Berlian tetaplah berlian, tapi bagaimanapun, bila ia tak pernah kau rawat, tak pernah kau
bersihkan dengan kain cinta, atau sekedar kau sirami cairan kasih, atau kau
lindungi dari beragam gangguan, pastilah waktu akan menghancurkannya,
menjerumuskannya. Semua perlakuanmu duahai para ibu, adalah pelajaran yang
harus ia fahami. Kasihmu, cintamu, marahmu, jengkelmu, sabarmu, semua itu akan
menjadi bab tersendiri dalam catatan memori keperibadiannya. Inilah yang akan
menyusunnya, membentuknya, dan menentukan keperibadiannya.
Ketika tumbuh meremaja, barangkali semakin banyak menit yang ia
habiskan di luar. Itulah gerak alami yang muncul, mencari madrasah yang dapat
menghangatinya, karena mungkin sedikit sekali ia merasa hangat darimu. Namun
inilah masa yang amat berbahaya itu, dalam pencarian madrasah baru ini, ia
masih dalam keadaan labil dan tidak mempunyai cukup bekal untuk melindungi
dirinya dari sekian kemungkinan buruk yang akan menghampirnya. Lingkungan
mangharuskan ia untuk memilih, dan pilihan itu akan menjadi penentu atas
keperibadian dan masa depannya. Tidak ada cara penyelamatan lain, engkau duhai
para ibu harus masuk dalam ketegori pilihan itu, dan engkau harus menjadi yang
terbaik dan dipilih olehnya.
[Semoga tidak] Jika seandainya pilihannya salah, dan tumbuhlah ia
menjadi generasi brutal, nakal, pemaksiat, dan ia harus diadili oleh dunia dan
akhirat. siapakah yang harus disalahkan? Pantaskah hanya dia yang disalahkan?

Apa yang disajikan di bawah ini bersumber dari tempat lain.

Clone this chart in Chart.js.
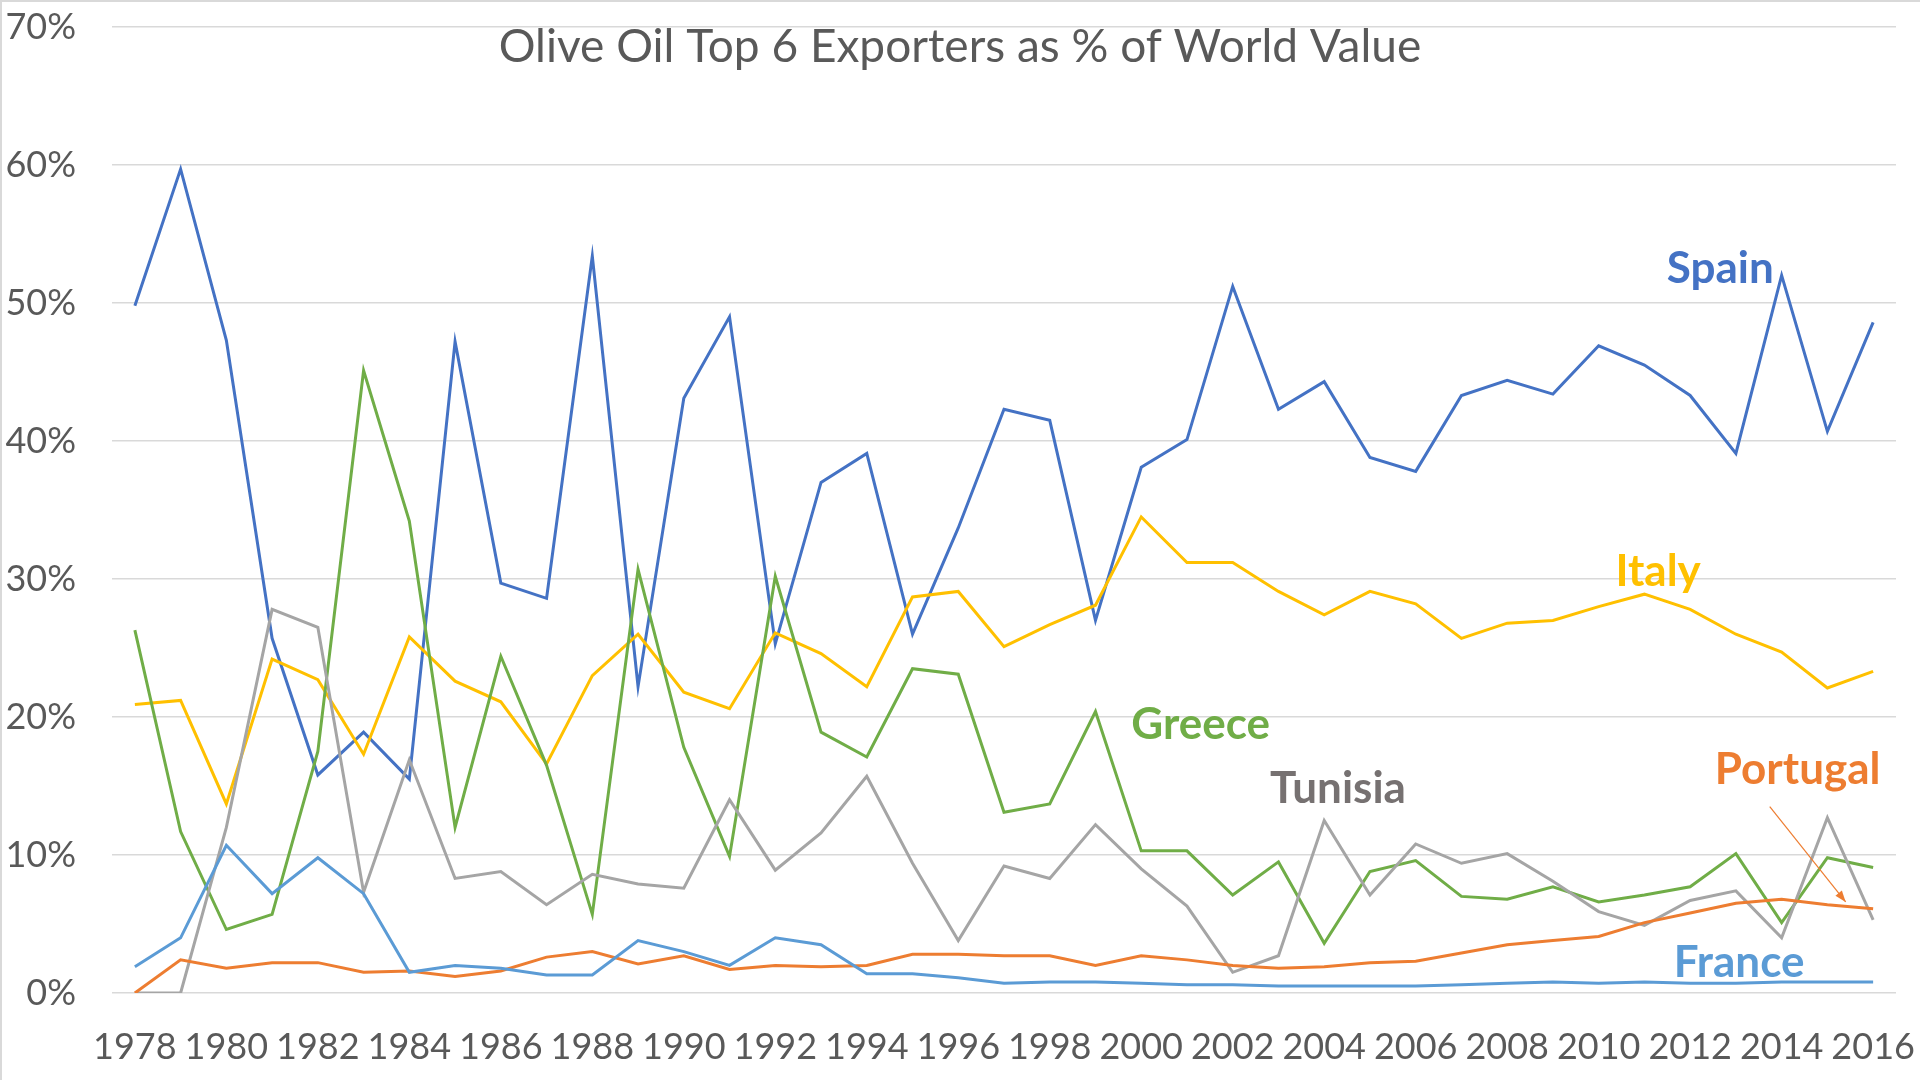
<!DOCTYPE html>
<html>
<head>
<meta charset="utf-8">
<script src="https://cdn.jsdelivr.net/npm/chart.js@4"></script>
<style>
  html, body { margin: 0; padding: 0; background: #fff; }
  #wrap { width: 1920px; height: 1080px; position: relative; box-sizing: border-box; border-top: 2px solid #d9d9d9; border-left: 2px solid #d9d9d9; }
  canvas { display: block; }
</style>
</head>
<body>
<div id="wrap"><canvas id="chart" width="1918" height="1078"></canvas></div>
<script>
const years = [1978, 1979, 1980, 1981, 1982, 1983, 1984, 1985, 1986, 1987, 1988, 1989, 1990,
  1991, 1992, 1993, 1994, 1995, 1996, 1997, 1998, 1999, 2000, 2001, 2002, 2003, 2004, 2005,
  2006, 2007, 2008, 2009, 2010, 2011, 2012, 2013, 2014, 2015, 2016];

const spain = [49.8, 59.7, 47.3, 25.7, 15.8, 18.9, 15.5, 47.2, 29.7, 28.6, 53.4, 22.2, 43.1,
  49.0, 25.3, 37.0, 39.1, 26.0, 33.7, 42.3, 41.5, 27.0, 38.1, 40.1, 51.2, 42.3, 44.3, 38.8,
  37.8, 43.3, 44.4, 43.4, 46.9, 45.5, 43.3, 39.1, 52.0, 40.7, 48.6];
const italy = [20.9, 21.2, 13.7, 24.2, 22.7, 17.3, 25.8, 22.6, 21.1, 16.6, 23.0, 26.0, 21.8,
  20.6, 26.1, 24.6, 22.2, 28.7, 29.1, 25.1, 26.7, 28.1, 34.5, 31.2, 31.2, 29.1, 27.4, 29.1,
  28.2, 25.7, 26.8, 27.0, 28.0, 28.9, 27.8, 26.0, 24.7, 22.1, 23.3];
const greece = [26.3, 11.7, 4.6, 5.7, 17.5, 45.1, 34.2, 12.0, 24.4, 16.5, 5.7, 30.7, 17.8,
  9.9, 30.2, 18.9, 17.1, 23.5, 23.1, 13.1, 13.7, 20.4, 10.3, 10.3, 7.1, 9.5, 3.6, 8.8,
  9.6, 7.0, 6.8, 7.7, 6.6, 7.1, 7.7, 10.1, 5.1, 9.8, 9.1];
const tunisia = [0, 0, 12.0, 27.8, 26.5, 7.3, 16.9, 8.3, 8.8, 6.4, 8.6, 7.9, 7.6,
  14.0, 8.9, 11.6, 15.7, 9.4, 3.8, 9.2, 8.3, 12.2, 9.0, 6.3, 1.5, 2.7, 12.5, 7.1,
  10.8, 9.4, 10.1, 8.1, 5.9, 4.9, 6.7, 7.4, 4.0, 12.7, 5.3];
const portugal = [0, 2.4, 1.8, 2.2, 2.2, 1.5, 1.6, 1.2, 1.6, 2.6, 3.0, 2.1, 2.7,
  1.7, 2.0, 1.9, 2.0, 2.8, 2.8, 2.7, 2.7, 2.0, 2.7, 2.4, 2.0, 1.8, 1.9, 2.2,
  2.3, 2.9, 3.5, 3.8, 4.1, 5.1, 5.8, 6.5, 6.8, 6.4, 6.1];
const france = [1.9, 4.0, 10.7, 7.2, 9.8, 7.2, 1.5, 2.0, 1.8, 1.3, 1.3, 3.8, 3.0,
  2.0, 4.0, 3.5, 1.4, 1.4, 1.1, 0.7, 0.8, 0.8, 0.7, 0.6, 0.6, 0.5, 0.5, 0.5,
  0.5, 0.6, 0.7, 0.8, 0.7, 0.8, 0.7, 0.7, 0.8, 0.8, 0.8];

const yTicks = [0, 10, 20, 30, 40, 50, 60, 70];

// series name labels, placed in data units (category index, percent)
const seriesLabels = [
  { text: 'Spain', at: 34.66, value: 52.5, color: '#4472C4' },
  { text: 'Italy', at: 33.3, value: 30.5, color: '#FFC000' },
  { text: 'Greece', at: 23.3, value: 19.4, color: '#70AD47' },
  { text: 'Tunisia', at: 26.3, value: 14.8, color: '#767171' },
  { text: 'Portugal', at: 36.35, value: 16.2, color: '#ED7D31' },
  { text: 'France', at: 35.07, value: 2.2, color: '#5B9BD5' }
];
const portugalArrow = { from: [35.74, 13.5], to: [37.4, 6.6] };

const FONT = 'Lato, "Open Sans", sans-serif';

const overlay = {
  id: 'overlay',
  afterDatasetsDraw(chart) {
    const { ctx, scales: { x, y } } = chart;
    ctx.save();
    // title sits inside the plot
    ctx.fillStyle = '#595959';
    ctx.font = '46px ' + FONT;
    ctx.textAlign = 'center';
    ctx.textBaseline = 'middle';
    ctx.fillText('Olive Oil Top 6 Exporters as % of World Value', 958, 45);

    ctx.font = 'bold 44px ' + FONT;
    seriesLabels.forEach(l => {
      ctx.fillStyle = l.color;
      ctx.fillText(l.text, x.getPixelForValue(l.at), y.getPixelForValue(l.value));
    });

    // arrow from Portugal label to its line
    const x1 = x.getPixelForValue(portugalArrow.from[0]), y1 = y.getPixelForValue(portugalArrow.from[1]);
    const x2 = x.getPixelForValue(portugalArrow.to[0]), y2 = y.getPixelForValue(portugalArrow.to[1]);
    ctx.strokeStyle = '#ED7D31';
    ctx.fillStyle = '#ED7D31';
    ctx.lineWidth = 1.2;
    ctx.beginPath();
    ctx.moveTo(x1, y1);
    ctx.lineTo(x2, y2);
    ctx.stroke();
    const a = Math.atan2(y2 - y1, x2 - x1);
    ctx.beginPath();
    ctx.moveTo(x2, y2);
    ctx.lineTo(x2 - 12 * Math.cos(a - 0.35), y2 - 12 * Math.sin(a - 0.35));
    ctx.lineTo(x2 - 12 * Math.cos(a + 0.35), y2 - 12 * Math.sin(a + 0.35));
    ctx.closePath();
    ctx.fill();
    ctx.restore();
  }
};

const line = (label, data, color) => ({
  label, data,
  borderColor: color,
  backgroundColor: color,
  borderWidth: 3,
  pointRadius: 0,
  tension: 0,
  fill: false
});

new Chart(document.getElementById('chart'), {
  type: 'line',
  data: {
    labels: years,
    datasets: [
      line('France', france, '#5B9BD5'),
      line('Portugal', portugal, '#ED7D31'),
      line('Tunisia', tunisia, '#A5A5A5'),
      line('Greece', greece, '#70AD47'),
      line('Italy', italy, '#FFC000'),
      line('Spain', spain, '#4472C4')
    ]
  },
  options: {
    responsive: false,
    animation: false,
    devicePixelRatio: 1,
    layout: { padding: { top: 25, right: 24, left: 0, bottom: 0 } },
    plugins: {
      legend: { display: false },
      title: { display: false },
      tooltip: { enabled: false }
    },
    scales: {
      x: {
        offset: true,
        grid: { display: false, drawTicks: false },
        border: { display: false },
        ticks: {
          autoSkip: false,
          maxRotation: 0,
          padding: 33,
          color: '#595959',
          font: { family: FONT, size: 36 },
          callback: (v, i) => (i % 2 === 0 ? years[i] : '')
        },
        afterFit: s => { s.height = 87; s.paddingLeft = 0; s.paddingRight = 0; }
      },
      y: {
        min: 0,
        max: 70,
        afterBuildTicks: s => { s.ticks = yTicks.map(v => ({ value: v })); },
        grid: { color: '#d9d9d9', lineWidth: 1.5, drawTicks: false },
        border: { display: false },
        ticks: {
          padding: 36,
          color: '#595959',
          font: { family: FONT, size: 36 },
          callback: v => v + '%'
        },
        afterFit: s => { s.width = 110; s.paddingTop = 0; s.paddingBottom = 0; }
      }
    }
  },
  plugins: [overlay]
});
</script>
</body>
</html>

Atau juga orang dimana ia telah dittipkan, engkau duhai para ibu? Atau
jangan-jangan ia memiliki hak protes dan keberatan atasmu.
Duhai para ibu! Mungkin engkau kelak telah masuk ke dalam surga-Nya.
Bisakah kau bayangkan, jika engkau diseret kembali ke neraka karena berlian
yang dulu kau diamanahi kau yatimkan, telantarkan, dan acuhkan, dan kini ia
mengajukan keberatan, dan engkau akan membersamainya di dalam neraka? Bisakah
kau bayangkan? Jika surga anak berada di bawah kakimu, bolehkah kukatakan jua
bahwa neraka ibu berada pada kaki anaknya? Saat kaki itu melangkah menuju
neraka [kesesatan dunia], pernahkah kau cegah ia? Atau sebelumnya kau pernah
ajarkan tentang itu padanya. Jika tidak, itulah nerakamu jua.
Duhai para ibu, aku mencintaimu, tunaikanlah peranmu. Berlianmu
itu, itulah kunci surgamu dan kunci nerakamu. Love you my great mother. [Multazam Zakaria]
berlian agar lebih berharga harus melalui proses yang panjang, dan perawatan yang baik, begitu juga dengan manusia, perlu pendidikan yang konstan.